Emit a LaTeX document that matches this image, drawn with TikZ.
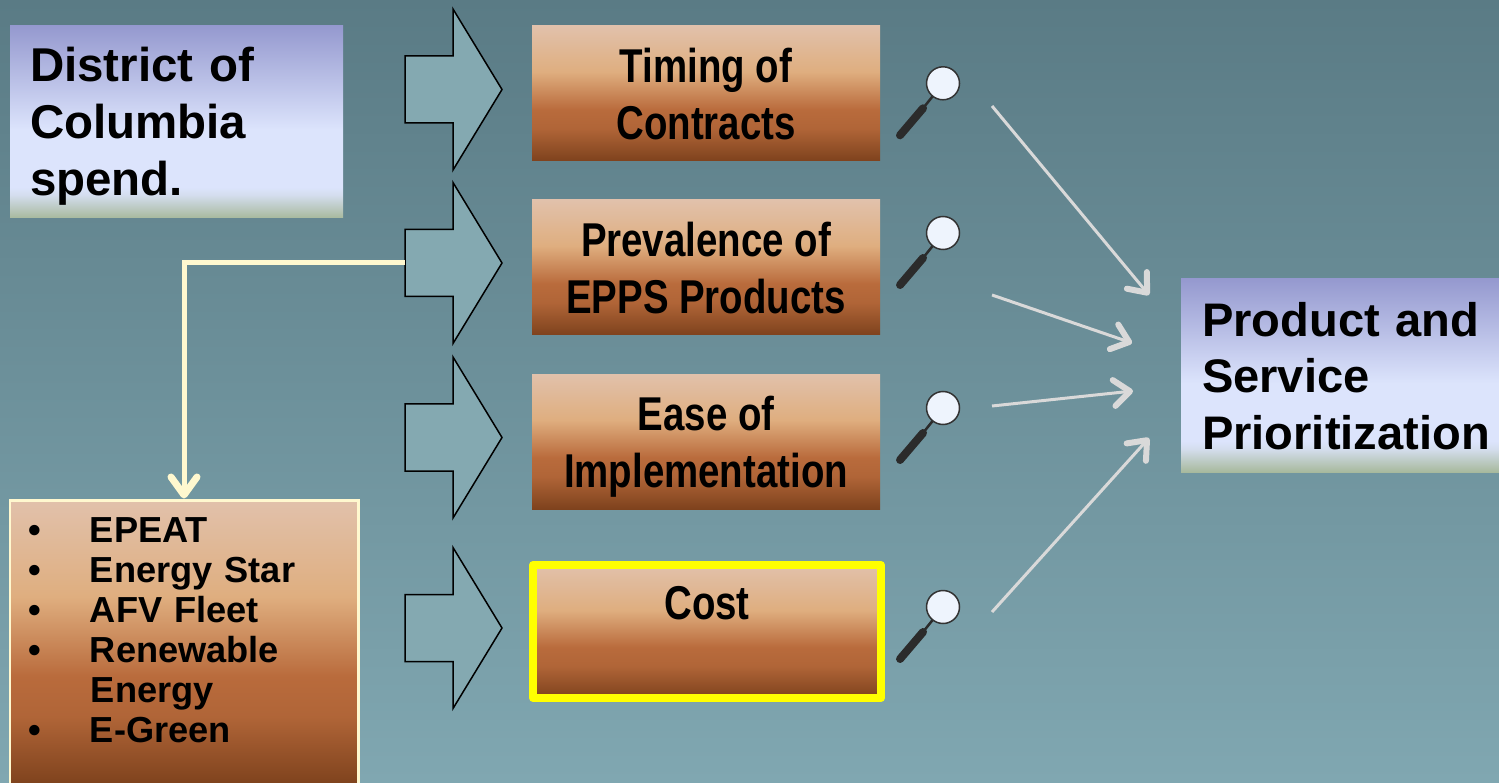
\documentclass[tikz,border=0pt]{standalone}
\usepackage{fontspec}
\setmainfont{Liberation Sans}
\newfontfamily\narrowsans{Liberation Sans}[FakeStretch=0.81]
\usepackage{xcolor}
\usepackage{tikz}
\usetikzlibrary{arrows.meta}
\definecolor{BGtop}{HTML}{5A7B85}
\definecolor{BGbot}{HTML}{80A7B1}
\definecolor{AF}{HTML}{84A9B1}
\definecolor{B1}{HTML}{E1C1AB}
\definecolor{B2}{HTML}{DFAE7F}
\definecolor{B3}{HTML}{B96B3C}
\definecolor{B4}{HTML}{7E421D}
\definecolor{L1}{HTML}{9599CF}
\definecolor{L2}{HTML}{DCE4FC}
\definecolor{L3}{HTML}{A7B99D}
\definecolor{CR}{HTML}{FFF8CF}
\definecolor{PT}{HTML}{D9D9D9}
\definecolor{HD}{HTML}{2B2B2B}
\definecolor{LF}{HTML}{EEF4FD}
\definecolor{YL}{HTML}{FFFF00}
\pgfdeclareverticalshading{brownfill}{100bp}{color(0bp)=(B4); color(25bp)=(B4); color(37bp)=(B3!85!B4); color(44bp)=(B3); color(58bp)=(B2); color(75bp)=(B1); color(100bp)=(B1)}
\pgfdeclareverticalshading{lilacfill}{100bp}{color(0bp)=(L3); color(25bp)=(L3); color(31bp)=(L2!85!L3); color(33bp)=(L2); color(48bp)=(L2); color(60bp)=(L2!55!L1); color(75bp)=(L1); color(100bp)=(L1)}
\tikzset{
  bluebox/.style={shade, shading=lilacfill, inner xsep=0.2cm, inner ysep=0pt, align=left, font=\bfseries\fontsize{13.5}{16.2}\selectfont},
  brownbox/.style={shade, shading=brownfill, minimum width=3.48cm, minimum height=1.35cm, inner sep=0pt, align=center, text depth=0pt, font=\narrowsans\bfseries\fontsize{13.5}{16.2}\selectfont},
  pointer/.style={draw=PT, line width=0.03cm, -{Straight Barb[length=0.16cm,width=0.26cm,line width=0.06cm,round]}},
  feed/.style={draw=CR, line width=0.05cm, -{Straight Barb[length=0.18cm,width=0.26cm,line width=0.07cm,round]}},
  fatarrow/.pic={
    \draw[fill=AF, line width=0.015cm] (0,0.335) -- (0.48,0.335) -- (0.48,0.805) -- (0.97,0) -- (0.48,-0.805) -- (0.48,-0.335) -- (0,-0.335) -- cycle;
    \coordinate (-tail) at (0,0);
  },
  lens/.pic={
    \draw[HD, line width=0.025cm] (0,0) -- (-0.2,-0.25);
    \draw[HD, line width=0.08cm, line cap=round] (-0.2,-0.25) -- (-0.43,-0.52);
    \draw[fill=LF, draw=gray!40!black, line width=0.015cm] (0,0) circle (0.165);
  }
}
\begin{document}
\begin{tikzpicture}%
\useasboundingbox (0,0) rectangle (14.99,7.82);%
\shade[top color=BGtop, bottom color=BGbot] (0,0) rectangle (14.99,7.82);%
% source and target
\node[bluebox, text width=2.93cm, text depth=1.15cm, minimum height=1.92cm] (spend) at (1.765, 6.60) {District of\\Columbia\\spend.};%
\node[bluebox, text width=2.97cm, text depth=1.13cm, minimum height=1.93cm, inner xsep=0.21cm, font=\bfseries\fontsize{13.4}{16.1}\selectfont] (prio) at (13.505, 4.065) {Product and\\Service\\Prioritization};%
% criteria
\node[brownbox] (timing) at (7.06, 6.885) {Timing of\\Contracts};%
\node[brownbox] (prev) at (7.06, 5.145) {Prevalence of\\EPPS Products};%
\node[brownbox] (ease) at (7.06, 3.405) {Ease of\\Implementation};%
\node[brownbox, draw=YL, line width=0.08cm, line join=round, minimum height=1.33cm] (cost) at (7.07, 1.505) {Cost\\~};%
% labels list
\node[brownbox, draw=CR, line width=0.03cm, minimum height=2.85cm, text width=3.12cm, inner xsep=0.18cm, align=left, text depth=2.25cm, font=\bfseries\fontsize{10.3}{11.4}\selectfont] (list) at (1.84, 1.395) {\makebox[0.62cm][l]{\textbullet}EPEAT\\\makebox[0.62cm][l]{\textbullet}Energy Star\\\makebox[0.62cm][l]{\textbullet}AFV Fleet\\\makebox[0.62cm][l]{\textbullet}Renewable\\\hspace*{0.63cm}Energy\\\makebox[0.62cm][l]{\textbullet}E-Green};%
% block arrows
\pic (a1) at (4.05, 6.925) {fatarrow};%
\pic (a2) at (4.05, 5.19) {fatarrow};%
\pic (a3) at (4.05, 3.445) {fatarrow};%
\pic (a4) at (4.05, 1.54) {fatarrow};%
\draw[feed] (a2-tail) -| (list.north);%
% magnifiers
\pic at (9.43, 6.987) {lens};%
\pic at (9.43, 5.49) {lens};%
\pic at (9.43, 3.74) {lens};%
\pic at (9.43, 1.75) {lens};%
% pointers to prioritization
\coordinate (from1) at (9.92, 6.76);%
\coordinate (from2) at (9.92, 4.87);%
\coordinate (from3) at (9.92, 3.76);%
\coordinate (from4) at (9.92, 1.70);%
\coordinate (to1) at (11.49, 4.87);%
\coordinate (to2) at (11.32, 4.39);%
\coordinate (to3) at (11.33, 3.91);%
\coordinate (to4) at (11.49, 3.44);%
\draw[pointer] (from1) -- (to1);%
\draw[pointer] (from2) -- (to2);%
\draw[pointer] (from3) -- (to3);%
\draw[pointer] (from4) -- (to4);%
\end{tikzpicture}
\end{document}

- **THE EXERCISE**
Retype each line of the listing above word for word. Exclude the pictures.

- **SOLUTION FOR THIS PROBLEM**
Emit a LaTeX document that matches this image, drawn with TikZ.
\documentclass[tikz,border=0pt]{standalone}
\usepackage{fontspec}
\setmainfont{Liberation Sans}
\newfontfamily\narrowsans{Liberation Sans}[FakeStretch=0.81]
\usepackage{xcolor}
\usepackage{tikz}
\usetikzlibrary{arrows.meta}
\definecolor{BGtop}{HTML}{5A7B85}
\definecolor{BGbot}{HTML}{80A7B1}
\definecolor{AF}{HTML}{84A9B1}
\definecolor{B1}{HTML}{E1C1AB}
\definecolor{B2}{HTML}{DFAE7F}
\definecolor{B3}{HTML}{B96B3C}
\definecolor{B4}{HTML}{7E421D}
\definecolor{L1}{HTML}{9599CF}
\definecolor{L2}{HTML}{DCE4FC}
\definecolor{L3}{HTML}{A7B99D}
\definecolor{CR}{HTML}{FFF8CF}
\definecolor{PT}{HTML}{D9D9D9}
\definecolor{HD}{HTML}{2B2B2B}
\definecolor{LF}{HTML}{EEF4FD}
\definecolor{YL}{HTML}{FFFF00}
\pgfdeclareverticalshading{brownfill}{100bp}{color(0bp)=(B4); color(25bp)=(B4); color(37bp)=(B3!85!B4); color(44bp)=(B3); color(58bp)=(B2); color(75bp)=(B1); color(100bp)=(B1)}
\pgfdeclareverticalshading{lilacfill}{100bp}{color(0bp)=(L3); color(25bp)=(L3); color(31bp)=(L2!85!L3); color(33bp)=(L2); color(48bp)=(L2); color(60bp)=(L2!55!L1); color(75bp)=(L1); color(100bp)=(L1)}
\tikzset{
  bluebox/.style={shade, shading=lilacfill, inner xsep=0.2cm, inner ysep=0pt, align=left, font=\bfseries\fontsize{13.5}{16.2}\selectfont},
  brownbox/.style={shade, shading=brownfill, minimum width=3.48cm, minimum height=1.35cm, inner sep=0pt, align=center, text depth=0pt, font=\narrowsans\bfseries\fontsize{13.5}{16.2}\selectfont},
  pointer/.style={draw=PT, line width=0.03cm, -{Straight Barb[length=0.16cm,width=0.26cm,line width=0.06cm,round]}},
  feed/.style={draw=CR, line width=0.05cm, -{Straight Barb[length=0.18cm,width=0.26cm,line width=0.07cm,round]}},
  fatarrow/.pic={
    \draw[fill=AF, line width=0.015cm] (0,0.335) -- (0.48,0.335) -- (0.48,0.805) -- (0.97,0) -- (0.48,-0.805) -- (0.48,-0.335) -- (0,-0.335) -- cycle;
    \coordinate (-tail) at (0,0);
  },
  lens/.pic={
    \draw[HD, line width=0.025cm] (0,0) -- (-0.2,-0.25);
    \draw[HD, line width=0.08cm, line cap=round] (-0.2,-0.25) -- (-0.43,-0.52);
    \draw[fill=LF, draw=gray!40!black, line width=0.015cm] (0,0) circle (0.165);
  }
}
\begin{document}
\begin{tikzpicture}%
\useasboundingbox (0,0) rectangle (14.99,7.82);%
\shade[top color=BGtop, bottom color=BGbot] (0,0) rectangle (14.99,7.82);%
% source and target
\node[bluebox, text width=2.93cm, text depth=1.15cm, minimum height=1.92cm] (spend) at (1.765, 6.60) {District of\\Columbia\\spend.};%
\node[bluebox, text width=2.97cm, text depth=1.13cm, minimum height=1.93cm, inner xsep=0.21cm, font=\bfseries\fontsize{13.4}{16.1}\selectfont] (prio) at (13.505, 4.065) {Product and\\Service\\Prioritization};%
% criteria
\node[brownbox] (timing) at (7.06, 6.885) {Timing of\\Contracts};%
\node[brownbox] (prev) at (7.06, 5.145) {Prevalence of\\EPPS Products};%
\node[brownbox] (ease) at (7.06, 3.405) {Ease of\\Implementation};%
\node[brownbox, draw=YL, line width=0.08cm, line join=round, minimum height=1.33cm] (cost) at (7.07, 1.505) {Cost\\~};%
% labels list
\node[brownbox, draw=CR, line width=0.03cm, minimum height=2.85cm, text width=3.12cm, inner xsep=0.18cm, align=left, text depth=2.25cm, font=\bfseries\fontsize{10.3}{11.4}\selectfont] (list) at (1.84, 1.395) {\makebox[0.62cm][l]{\textbullet}EPEAT\\\makebox[0.62cm][l]{\textbullet}Energy Star\\\makebox[0.62cm][l]{\textbullet}AFV Fleet\\\makebox[0.62cm][l]{\textbullet}Renewable\\\hspace*{0.63cm}Energy\\\makebox[0.62cm][l]{\textbullet}E-Green};%
% block arrows
\pic (a1) at (4.05, 6.925) {fatarrow};%
\pic (a2) at (4.05, 5.19) {fatarrow};%
\pic (a3) at (4.05, 3.445) {fatarrow};%
\pic (a4) at (4.05, 1.54) {fatarrow};%
\draw[feed] (a2-tail) -| (list.north);%
% magnifiers
\pic at (9.43, 6.987) {lens};%
\pic at (9.43, 5.49) {lens};%
\pic at (9.43, 3.74) {lens};%
\pic at (9.43, 1.75) {lens};%
% pointers to prioritization
\coordinate (from1) at (9.92, 6.76);%
\coordinate (from2) at (9.92, 4.87);%
\coordinate (from3) at (9.92, 3.76);%
\coordinate (from4) at (9.92, 1.70);%
\coordinate (to1) at (11.49, 4.87);%
\coordinate (to2) at (11.32, 4.39);%
\coordinate (to3) at (11.33, 3.91);%
\coordinate (to4) at (11.49, 3.44);%
\draw[pointer] (from1) -- (to1);%
\draw[pointer] (from2) -- (to2);%
\draw[pointer] (from3) -- (to3);%
\draw[pointer] (from4) -- (to4);%
\end{tikzpicture}
\end{document}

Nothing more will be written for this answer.